P.O.M. (82 anni, pensionato) soffriva di raucedine da 8 mesi. La figlia, che lo accompagnava, ci ha spiegato che il problema era cominciato quando suo fratello si era ammalato e dopo due mesi era morto. I medici non erano riusciti a diagnosticare la causa della raucedine, era stato curato, ma senza risultati.
Era molto chiaro che la causa del problema era collegata alla perdita del figlio, ma avevamo bisogno trovare perché il corpo avesse sviluppato proprio questo sintomo.
La valutazione ci ha condotto ai polmoni, in cui abbiamo sentito quanta tristezza avesse patito e, in particolare, quanto poco l’avesse espressa!
La figlia ci ha confermato che non aveva condiviso nemmeno una parola sulla morte del figlio.
Abbiamo spiegato a P.O.M. che il fatto di non esprimere la sua tristezza aveva causato la raucedine.

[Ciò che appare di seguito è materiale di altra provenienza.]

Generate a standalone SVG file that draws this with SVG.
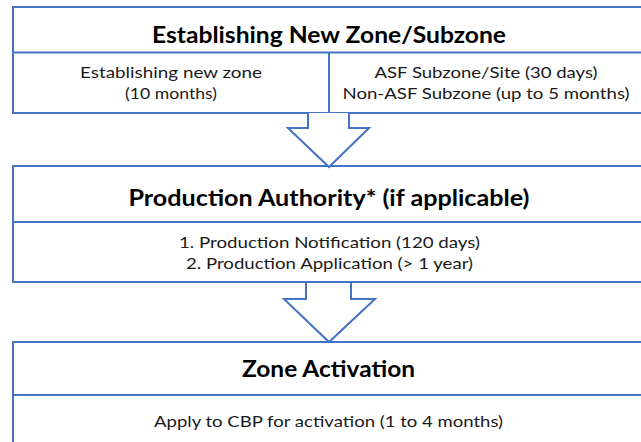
<svg xmlns="http://www.w3.org/2000/svg" width="641" height="442" viewBox="0 0 641 442">
  <defs>
    <style>
      .box { fill: #ffffff; stroke: #4472C4; stroke-width: 2; }
      .rule { stroke: #4472C4; stroke-width: 2; fill: none; }
      .arrow { fill: #ffffff; stroke: #4472C4; stroke-width: 2; stroke-linejoin: miter; }
      .head { font-family: Lato, "Liberation Sans", sans-serif; font-weight: bold; font-size: 23px; fill: #000000; text-anchor: middle; }
      .body { font-family: Lato, "Liberation Sans", sans-serif; font-size: 16px; fill: #1a1a1a; text-anchor: middle; }
    </style>
  </defs>
  <rect width="641" height="442" fill="#ffffff"/>

  <!-- Stage 1 -->
  <g id="establishing-zone">
    <rect class="box" x="13" y="7" width="660" height="106"/>
    <line class="rule" x1="13" y1="52.5" x2="673" y2="52.5"/>
    <line class="rule" x1="329" y1="52.5" x2="329" y2="113"/>
    <text class="head" x="329" y="43" textLength="354" lengthAdjust="spacingAndGlyphs">Establishing New Zone/Subzone</text>
    <text class="body" x="171" y="78" textLength="182" lengthAdjust="spacingAndGlyphs">Establishing new zone</text>
    <text class="body" x="171" y="99" textLength="92" lengthAdjust="spacingAndGlyphs">(10 months)</text>
    <text class="body" x="486" y="78" textLength="223" lengthAdjust="spacingAndGlyphs">ASF Subzone/Site (30 days)</text>
    <text class="body" x="486" y="99" textLength="287" lengthAdjust="spacingAndGlyphs">Non-ASF Subzone (up to 5 months)</text>
  </g>

  <!-- Stage 2 -->
  <g id="production-authority">
    <rect class="box" x="13" y="166" width="660" height="116"/>
    <line class="rule" x1="13" y1="222" x2="673" y2="222"/>
    <text class="head" x="329" y="206" textLength="401" lengthAdjust="spacingAndGlyphs">Production Authority* (if applicable)</text>
    <text class="body" x="329.5" y="248" textLength="301" lengthAdjust="spacingAndGlyphs">1. Production Notification (120 days)</text>
    <text class="body" x="329.5" y="269" textLength="287" lengthAdjust="spacingAndGlyphs">2. Production Application (&gt; 1 year)</text>
  </g>

  <!-- Stage 3 -->
  <g id="zone-activation">
    <rect class="box" x="13" y="342" width="660" height="120"/>
    <line class="rule" x1="13" y1="395" x2="673" y2="395"/>
    <text class="head" x="328.5" y="377" textLength="173" lengthAdjust="spacingAndGlyphs">Zone Activation</text>
    <text class="body" x="328.5" y="427" textLength="349" lengthAdjust="spacingAndGlyphs">Apply to CBP for activation (1 to 4 months)</text>
  </g>

  <!-- Block arrows between stages -->
  <g id="connectors">
    <path class="arrow" d="M308,113 V128 H288 L329,167 L369,128 H349 V113"/>
    <path class="arrow" d="M306,283 V299 H284 L329,342 L375,299 H351 V283"/>
  </g>
</svg>
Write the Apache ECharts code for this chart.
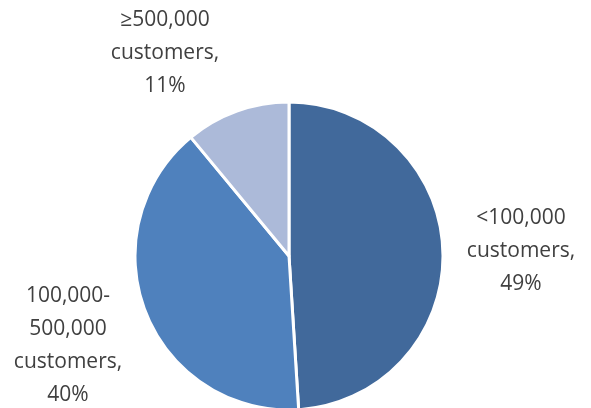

Lui ha risposto che non aveva mai condiviso la propria sofferenza perché amava molto sua moglie e non avrebbe voluto sovraccaricarla con il suo dolore! Aveva pensato che sarebbe riuscito a superare tutto da solo, ma ora che gli avevamo mostrato la verità, aveva preso coscienza che stava “affondando”.
Lo abbiamo aiutato ad alleviare la tristezza lavorando sui polmoni e gli abbiamo anche mostrato che la famiglia avrebbe condiviso volentieri questa comune sofferenza. L’atto di reciproco aiuto sarebbe stato vantaggioso per entrambe le parti.
P.O.M. è tornato dopo 15 giorni e ha riferito che, con difficoltà, aveva cominciato a condividere le proprie emozioni con i familiari e che la raucedine era migliorata di circa un 60%.
Abbiamo fatto una seconda seduta per dare un equilibrio generale, tanto sul piano fisico, quanto in quello energetico. Siamo rimasti in contatto con P.O.M. che ci ha detto che, dopo un mese, la raucedine era scomparsa completamente; lo abbiamo ringraziato, in particolar modo per aver compreso che condividere non sobbarca nessuno, al contrario, è un grande aiuto per tutti.